Pengusaha Khawatirkan Aturan Pengusahaan Air
Berita

Pengusaha Khawatirkan Aturan Pengusahaan Air

Ada dua jenis industri yang memanfaatkan air.

Oleh:
ADY
Bacaan 2 Menit
Implikasi putusan MK tentang sumber daya air masih terus diperdebatkan. Ilustrasi air di pancuran. Foto: MYS
Implikasi putusan MK tentang sumber daya air masih terus diperdebatkan. Ilustrasi air di pancuran. Foto: MYS
Setelah Mahkamah Konstitusi membatalkan seluruh isi UU No. 7 Tahun 2004 tentang Sumber Daya Air (putusan No. 85/PUU-XI/2013), kalangan pengusaha masih dilanda rasa khawatir. Meskipun Mahkamah Konstitusi memberlakukan kembali UU No. 11 Tahun 1974 tentang Pengairan, putusan mengisi kekosongan hukum itu, tak menghapuskan sepenuhnya kekhawatiran pengusaha.

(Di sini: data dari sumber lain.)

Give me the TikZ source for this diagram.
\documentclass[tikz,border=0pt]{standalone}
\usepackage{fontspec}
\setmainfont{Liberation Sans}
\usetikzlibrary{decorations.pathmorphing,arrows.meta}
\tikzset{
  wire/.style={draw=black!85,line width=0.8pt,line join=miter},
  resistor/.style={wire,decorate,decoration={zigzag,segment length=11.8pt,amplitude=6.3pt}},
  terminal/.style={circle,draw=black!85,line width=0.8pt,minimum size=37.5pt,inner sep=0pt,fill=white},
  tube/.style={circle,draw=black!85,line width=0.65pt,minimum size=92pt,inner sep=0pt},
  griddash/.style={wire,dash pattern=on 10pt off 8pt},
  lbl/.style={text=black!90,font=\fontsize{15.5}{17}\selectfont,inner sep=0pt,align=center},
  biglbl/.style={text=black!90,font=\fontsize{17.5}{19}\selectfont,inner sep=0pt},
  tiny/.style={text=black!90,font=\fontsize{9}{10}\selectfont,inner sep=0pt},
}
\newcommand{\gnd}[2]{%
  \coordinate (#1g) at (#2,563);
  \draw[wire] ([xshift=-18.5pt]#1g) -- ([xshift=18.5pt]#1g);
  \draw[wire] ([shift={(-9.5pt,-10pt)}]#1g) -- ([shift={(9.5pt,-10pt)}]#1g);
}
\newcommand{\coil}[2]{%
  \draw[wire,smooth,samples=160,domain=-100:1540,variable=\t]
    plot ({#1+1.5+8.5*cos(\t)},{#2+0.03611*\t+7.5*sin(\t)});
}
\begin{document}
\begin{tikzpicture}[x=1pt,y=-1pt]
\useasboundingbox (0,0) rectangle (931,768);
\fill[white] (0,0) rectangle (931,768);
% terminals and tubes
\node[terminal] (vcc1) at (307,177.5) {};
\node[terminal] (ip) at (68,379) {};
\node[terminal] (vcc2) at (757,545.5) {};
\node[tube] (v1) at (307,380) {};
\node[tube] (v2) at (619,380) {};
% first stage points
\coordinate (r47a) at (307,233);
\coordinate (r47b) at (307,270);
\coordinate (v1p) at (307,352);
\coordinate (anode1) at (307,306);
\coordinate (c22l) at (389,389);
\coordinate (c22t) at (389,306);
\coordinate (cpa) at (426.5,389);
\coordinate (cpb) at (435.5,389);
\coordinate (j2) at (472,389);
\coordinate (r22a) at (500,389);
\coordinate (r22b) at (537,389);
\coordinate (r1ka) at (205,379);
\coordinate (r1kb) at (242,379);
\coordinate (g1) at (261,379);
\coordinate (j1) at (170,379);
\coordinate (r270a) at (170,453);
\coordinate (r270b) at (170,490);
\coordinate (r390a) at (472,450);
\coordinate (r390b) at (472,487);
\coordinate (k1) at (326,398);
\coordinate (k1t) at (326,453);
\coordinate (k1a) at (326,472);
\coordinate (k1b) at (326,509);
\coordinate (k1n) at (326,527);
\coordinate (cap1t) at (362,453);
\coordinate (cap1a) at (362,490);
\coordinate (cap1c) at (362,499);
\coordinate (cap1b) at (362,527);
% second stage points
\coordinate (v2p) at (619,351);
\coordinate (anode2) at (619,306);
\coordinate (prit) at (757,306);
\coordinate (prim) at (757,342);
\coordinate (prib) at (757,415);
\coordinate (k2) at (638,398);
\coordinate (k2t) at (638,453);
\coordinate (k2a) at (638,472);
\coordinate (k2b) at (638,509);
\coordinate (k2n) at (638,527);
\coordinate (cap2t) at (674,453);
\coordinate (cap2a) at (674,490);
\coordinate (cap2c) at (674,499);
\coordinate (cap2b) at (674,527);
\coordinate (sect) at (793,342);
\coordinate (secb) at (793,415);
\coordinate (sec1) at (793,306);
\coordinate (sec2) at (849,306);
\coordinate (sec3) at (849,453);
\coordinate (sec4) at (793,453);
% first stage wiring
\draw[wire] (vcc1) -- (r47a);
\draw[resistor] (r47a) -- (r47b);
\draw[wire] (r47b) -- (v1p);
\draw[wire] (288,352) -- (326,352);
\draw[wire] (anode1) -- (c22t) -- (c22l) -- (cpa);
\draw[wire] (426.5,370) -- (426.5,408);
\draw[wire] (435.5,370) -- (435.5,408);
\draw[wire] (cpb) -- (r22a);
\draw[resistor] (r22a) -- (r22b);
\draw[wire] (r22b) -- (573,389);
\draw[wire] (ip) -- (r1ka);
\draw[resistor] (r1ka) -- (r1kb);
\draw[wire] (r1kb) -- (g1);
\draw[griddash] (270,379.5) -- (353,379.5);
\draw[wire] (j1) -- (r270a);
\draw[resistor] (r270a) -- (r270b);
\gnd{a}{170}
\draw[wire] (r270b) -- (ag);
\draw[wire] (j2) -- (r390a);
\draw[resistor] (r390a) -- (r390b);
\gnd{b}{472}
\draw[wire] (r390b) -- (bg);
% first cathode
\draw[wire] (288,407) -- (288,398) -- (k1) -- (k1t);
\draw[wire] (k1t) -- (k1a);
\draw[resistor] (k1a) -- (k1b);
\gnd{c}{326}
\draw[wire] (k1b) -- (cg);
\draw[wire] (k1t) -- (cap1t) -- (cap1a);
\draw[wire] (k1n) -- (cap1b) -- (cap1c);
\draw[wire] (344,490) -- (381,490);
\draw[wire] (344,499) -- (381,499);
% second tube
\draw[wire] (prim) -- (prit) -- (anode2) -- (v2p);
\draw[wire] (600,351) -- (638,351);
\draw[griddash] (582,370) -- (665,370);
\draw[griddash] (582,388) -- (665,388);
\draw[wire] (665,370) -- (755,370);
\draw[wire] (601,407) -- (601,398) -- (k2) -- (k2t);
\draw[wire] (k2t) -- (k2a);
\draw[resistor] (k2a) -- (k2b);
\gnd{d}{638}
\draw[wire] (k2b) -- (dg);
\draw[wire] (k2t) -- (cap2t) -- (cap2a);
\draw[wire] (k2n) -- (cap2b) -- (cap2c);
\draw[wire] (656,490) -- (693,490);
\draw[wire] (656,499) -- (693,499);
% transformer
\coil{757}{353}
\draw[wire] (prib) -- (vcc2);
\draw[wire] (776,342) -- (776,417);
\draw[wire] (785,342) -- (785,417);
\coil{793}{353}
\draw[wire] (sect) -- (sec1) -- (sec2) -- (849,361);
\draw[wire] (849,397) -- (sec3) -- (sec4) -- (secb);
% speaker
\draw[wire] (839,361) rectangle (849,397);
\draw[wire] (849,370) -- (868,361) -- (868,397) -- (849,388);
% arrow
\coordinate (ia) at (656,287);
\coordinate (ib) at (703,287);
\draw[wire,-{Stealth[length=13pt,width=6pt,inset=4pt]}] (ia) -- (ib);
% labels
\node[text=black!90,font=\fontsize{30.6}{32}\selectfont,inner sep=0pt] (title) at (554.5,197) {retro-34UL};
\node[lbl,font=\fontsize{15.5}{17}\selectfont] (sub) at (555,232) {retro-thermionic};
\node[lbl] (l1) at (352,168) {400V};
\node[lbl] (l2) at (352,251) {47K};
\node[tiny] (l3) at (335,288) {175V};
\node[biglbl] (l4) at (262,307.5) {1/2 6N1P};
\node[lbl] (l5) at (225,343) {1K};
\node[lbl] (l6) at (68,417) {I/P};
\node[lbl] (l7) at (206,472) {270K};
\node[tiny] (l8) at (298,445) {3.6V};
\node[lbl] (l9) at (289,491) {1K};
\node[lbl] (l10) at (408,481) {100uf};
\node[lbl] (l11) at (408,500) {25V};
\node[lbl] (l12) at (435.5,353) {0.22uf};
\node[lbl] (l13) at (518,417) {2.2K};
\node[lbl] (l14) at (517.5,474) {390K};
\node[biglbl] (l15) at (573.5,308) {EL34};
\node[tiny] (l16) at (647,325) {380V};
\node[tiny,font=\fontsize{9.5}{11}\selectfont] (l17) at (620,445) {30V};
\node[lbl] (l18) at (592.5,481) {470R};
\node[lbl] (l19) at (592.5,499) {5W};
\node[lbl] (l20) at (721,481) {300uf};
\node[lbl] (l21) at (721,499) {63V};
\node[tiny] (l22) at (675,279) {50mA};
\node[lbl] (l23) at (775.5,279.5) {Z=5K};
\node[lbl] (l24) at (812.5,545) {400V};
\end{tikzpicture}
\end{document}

Ketua Umum Asosiasi Pengusaha Indonesia (Apindo), Hariyadi B Sukamdani, mengatakan UU Pengairan tidak serta merta bisa diimplementasikan di lapangan. Pelaku usaha di bidang pengairan menjadi ragu, jangan-jangan nanti bisa dipersoalkan. UU Pengairan, kata Hariyadi, tak mengatur tegas kerjasama pemerintah dan swasta dalam pengusahaan air.

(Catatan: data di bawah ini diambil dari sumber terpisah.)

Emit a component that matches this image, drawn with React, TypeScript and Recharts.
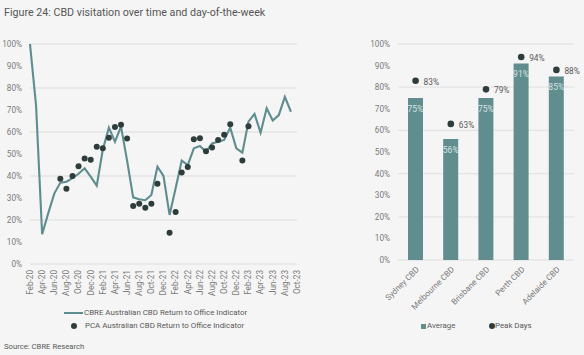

Kekhawatiran pengusaha makin menjadi-jadi setelah Pemerintah menyusun Rancangan Peraturan Pemerintah (RPP) tentang Sumber Daya Air, dan RPP tentang Sistem Penyediaan Air Minum (SPAM). Kedua RPP ini, kata Hariyadi, berpotensi menutup peluang swasta mengusahakan air. Pelaku usaha yang tetap mengusahakan air bisa terancam pidana.

Ia justru khawatir kedua RPP pada hakikatnya tidak sejalan dengan putusan Mahkamah Konstitusi. Putusan Mahkamah tak menutup sama sekali peluang swasta masuk atau bekerjasama dengan pemerintah. Kerjasama diperbolehkan sepanjang memenuhi syarat. “Kami khawatir kedua RPP itu justru akan menimbulkan ketidakpastian hukum dalam pengusahaan air," katanya dalam jumpa pers di Apindo Training Center di Jakarta, Kamis (18/6).

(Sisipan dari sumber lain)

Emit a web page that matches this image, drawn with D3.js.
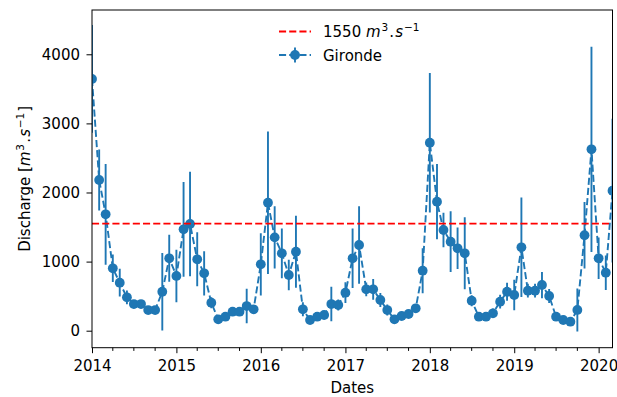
<!DOCTYPE html>
<html>
<head>
<meta charset="utf-8">
<script src="https://cdn.jsdelivr.net/npm/d3@7"></script>
<style>
  body { margin: 0; background: #fff; }
  text { font-family: "DejaVu Sans", sans-serif; fill: #000; }
</style>
</head>
<body>
<svg id="chart" width="617" height="397"></svg>
<script>
// Monthly mean discharge of the Gironde (m3/s) with its standard deviation,
// one value per month from January 2014 to March 2020.
const firstMonth = Date.UTC(2014, 0, 1);
const lastMonth = Date.UTC(2020, 2, 1);

const discharge = [
  3643, 2181, 1684, 903, 695, 483, 386, 386, 299, 299, 564, 1048,   // 2014
  792, 1467, 1544, 1033, 831, 405, 165, 203, 275, 275, 357, 310,    // 2015
  961, 1852, 1351, 1120, 806, 1143, 310, 155, 203, 227, 386, 372,   // 2016
  550, 1048, 1240, 599, 599, 444, 299, 165, 213, 242, 324, 868,     // 2017
  2721, 1867, 1457, 1288, 1192, 1120, 434, 203, 203, 252, 420, 564, // 2018
  517, 1207, 579, 579, 661, 502, 203, 155, 130, 300, 1381, 2625,    // 2019
  1048, 839, 2026                                                   // 2020
];

const spread = [
  780, 440, 730, 200, 200, 100, 60, 60, 50, 50, 560, 340,
  380, 685, 755, 390, 320, 80, 30, 30, 40, 50, 250, 40,
  450, 1030, 450, 360, 220, 520, 100, 50, 50, 60, 250, 80,
  150, 430, 560, 100, 150, 100, 80, 40, 40, 40, 60, 325,
  1010, 545, 250, 440, 300, 520, 80, 40, 40, 70, 100, 130,
  220, 720, 100, 100, 190, 100, 40, 40, 40, 310, 480, 1485,
  300, 250, 1040
];

const threshold = 1550;
const yTickValues = [0, 1000, 2000, 3000, 4000];
const yearTicks = [2014, 2015, 2016, 2017, 2018, 2019, 2020];

const months = d3.utcMonth.range(firstMonth, lastMonth + 1);
const series = months.map((d, i) => ({ date: d, value: discharge[i], err: spread[i] }));

const blue = "#1f77b4";
const red = "#ff0000";
const fontSize = 15;
const plot = { left: 92, right: 612.5, top: 10, bottom: 347.7 };

const svg = d3.select("#chart");

const x = d3.scaleUtc()
  .domain([new Date(firstMonth), new Date(lastMonth)])
  .range([plot.left, plot.right]);

const y = d3.scaleLinear()
  .domain([-246, 4641])
  .range([plot.bottom, plot.top]);

svg.append("defs").append("clipPath").attr("id", "plot-area")
  .append("rect")
  .attr("x", plot.left).attr("y", plot.top)
  .attr("width", plot.right - plot.left).attr("height", plot.bottom - plot.top);

const body = svg.append("g").attr("clip-path", "url(#plot-area)");

// error bars
body.append("g").selectAll("line").data(series).join("line")
  .attr("x1", d => x(d.date)).attr("x2", d => x(d.date))
  .attr("y1", d => y(d.value - d.err)).attr("y2", d => y(d.value + d.err))
  .attr("stroke", blue).attr("stroke-width", 1.9);

// dashed connecting line
body.append("path").datum(series)
  .attr("d", d3.line().x(d => x(d.date)).y(d => y(d.value)))
  .attr("fill", "none").attr("stroke", blue).attr("stroke-width", 1.9)
  .attr("stroke-dasharray", "7.1,3.1");

// markers
body.append("g").selectAll("circle").data(series).join("circle")
  .attr("cx", d => x(d.date)).attr("cy", d => y(d.value))
  .attr("r", 4.9).attr("fill", blue);

// reference discharge
body.append("line")
  .attr("x1", plot.left).attr("x2", plot.right)
  .attr("y1", y(threshold)).attr("y2", y(threshold))
  .attr("stroke", red).attr("stroke-width", 1.9).attr("stroke-dasharray", "7.1,3.1");

// frame
svg.append("rect")
  .attr("x", plot.left).attr("y", plot.top)
  .attr("width", plot.right - plot.left).attr("height", plot.bottom - plot.top)
  .attr("fill", "none").attr("stroke", "#000").attr("stroke-width", 1);

// x axis: years with quarterly minor ticks
const xAxis = svg.append("g").attr("transform", `translate(0,${plot.bottom})`);
xAxis.call(d3.axisBottom(x)
    .tickValues(yearTicks.map(yr => new Date(Date.UTC(yr, 0, 1))))
    .tickFormat(d3.utcFormat("%Y"))
    .tickSize(5.5).tickPadding(7))
  .call(g => g.select(".domain").remove());
xAxis.selectAll("text").attr("font-size", fontSize).attr("font-family", "DejaVu Sans").attr("fill", "#000");
xAxis.selectAll("line").attr("stroke", "#000");
xAxis.append("g").selectAll("line")
  .data(d3.utcMonth.every(3).range(new Date(firstMonth), new Date(lastMonth + 1)).filter(d => d.getUTCMonth() !== 0))
  .join("line")
  .attr("x1", d => x(d)).attr("x2", d => x(d))
  .attr("y1", 0).attr("y2", 3.2).attr("stroke", "#000");

// y axis
const yAxis = svg.append("g").attr("transform", `translate(${plot.left},0)`);
yAxis.call(d3.axisLeft(y).tickValues(yTickValues).tickFormat(d3.format("d")).tickSize(5.5).tickPadding(6.5))
  .call(g => g.select(".domain").remove());
yAxis.selectAll("text").attr("font-size", fontSize).attr("font-family", "DejaVu Sans").attr("fill", "#000");
yAxis.selectAll("line").attr("stroke", "#000");

// axis titles
svg.append("text")
  .attr("x", (plot.left + plot.right) / 2).attr("y", 393)
  .attr("text-anchor", "middle").attr("font-size", fontSize).text("Dates");

// unit written as italic m^3 . s^-1 with raised exponents
function unitText(sel, prefix, suffix) {
  sel.append("tspan").text(prefix);
  sel.append("tspan").attr("font-style", "italic").text("m");
  sel.append("tspan").attr("font-size", 10.5).attr("dx", 0.8).attr("dy", -6).text("3");
  sel.append("tspan").attr("dx", 1.2).attr("dy", 6).text(".");
  sel.append("tspan").attr("dx", 1.2).attr("font-style", "italic").text("s");
  sel.append("tspan").attr("font-size", 10.5).attr("dx", 0.8).attr("dy", -6).text("\u22121");
  if (suffix) sel.append("tspan").attr("dx", 1).attr("dy", 6).text(suffix);
}

const yTitle = svg.append("text")
  .attr("transform", `translate(30,${(plot.top + plot.bottom) / 2}) rotate(-90)`)
  .attr("text-anchor", "middle").attr("font-size", fontSize);
unitText(yTitle, "Discharge [", "]");

// legend
const legend = svg.append("g");
legend.append("line")
  .attr("x1", 279).attr("x2", 311).attr("y1", 31.5).attr("y2", 31.5)
  .attr("stroke", red).attr("stroke-width", 1.9).attr("stroke-dasharray", "7.1,3.1");
const l1 = legend.append("text").attr("x", 323).attr("y", 36.7).attr("font-size", fontSize);
unitText(l1, threshold + " ", "");

legend.append("line")
  .attr("x1", 279).attr("x2", 311).attr("y1", 55).attr("y2", 55)
  .attr("stroke", blue).attr("stroke-width", 1.9).attr("stroke-dasharray", "7.1,3.1");
legend.append("line")
  .attr("x1", 295).attr("x2", 295).attr("y1", 47.5).attr("y2", 62.5)
  .attr("stroke", blue).attr("stroke-width", 1.9);
legend.append("circle").attr("cx", 295).attr("cy", 55).attr("r", 4.9).attr("fill", blue);
legend.append("text").attr("x", 323).attr("y", 60.7).attr("font-size", fontSize).text("Gironde");
</script>
</body>
</html>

Hariyadi menilai kedua RPP itu menekan pengusaha yang memproduksi air minum dalam kemasan. Regulasi itu mengkualifikasi apa yang dilakukan produsen air minum kemasan sebagai bentuk komersialisasi air. Padahal, sampai saat ini ada banyak perusahaan di bidang makanan dan minuman yang menggunakan air sebagai bahan bakunya. Jika kedua RPP itu diterbitkan maka para pengusaha itu akan terkena dampak negatifnya termasuk restoran, hotel dan tekstil karena mereka menggunakan air untuk produksi.

Bahkan saat ini Hariyadi memantau sudah ada perusahaan multinasional yang memproduksi minuman bersoda di Sumedang terancam pidana karena memanfaatkan air tanah. Untuk itu dalam menerbitkan regulasi pemerintah perlu membahasnya secara komprehensif dan memperhatikan kepentingan berbagai pihak khususnya dunia usaha.

Juru bicara Forum Komunikasi Lintas Asosiasi Pengguna Air (FKLAPA), Rachmat Hidayat, menjelaskan ada dua jenis industri yang memanfaatkan air, yakni jenis usaha penyedia air minum dan jenis usaha menggunakan air sebagai bahan baku atau media untuk menghasilkan barang atau jasa. Menurut Rachmat, dalam kedua RPP tersebut perbedaan jenis industri yang memanfaatkan air itu tidak diatur terpisah tapi digabung. Padahal karakteristik masing-masing industri itu berbeda.

Rachmat melihat pemerintah selama ini belum sanggup memenuhi kebutuhan masyarakat akan air bersih. Untuk itu dibutuhkan peran swasta. Bahkan kalangan industri yang memerlukan air bersih harus bisa memenuhinya sendiri. Ia berharap dalam kedua RPP itu diatur secara detail terkait pengelolaan air untuk industri.

Rachmat juga menyoroti ketentuan dalam RPP itu yang tidak memberi ruang bagi investasi asing untuk menggunakan air. Menurutnya, RPP tersebut mestinya tidak perlu mengatur tentang perizinan, tapi mengatur pengelolaan air. “Seharusnya antara PMDN dan PMA mendapat perlakuan yang sama,” tukasnya.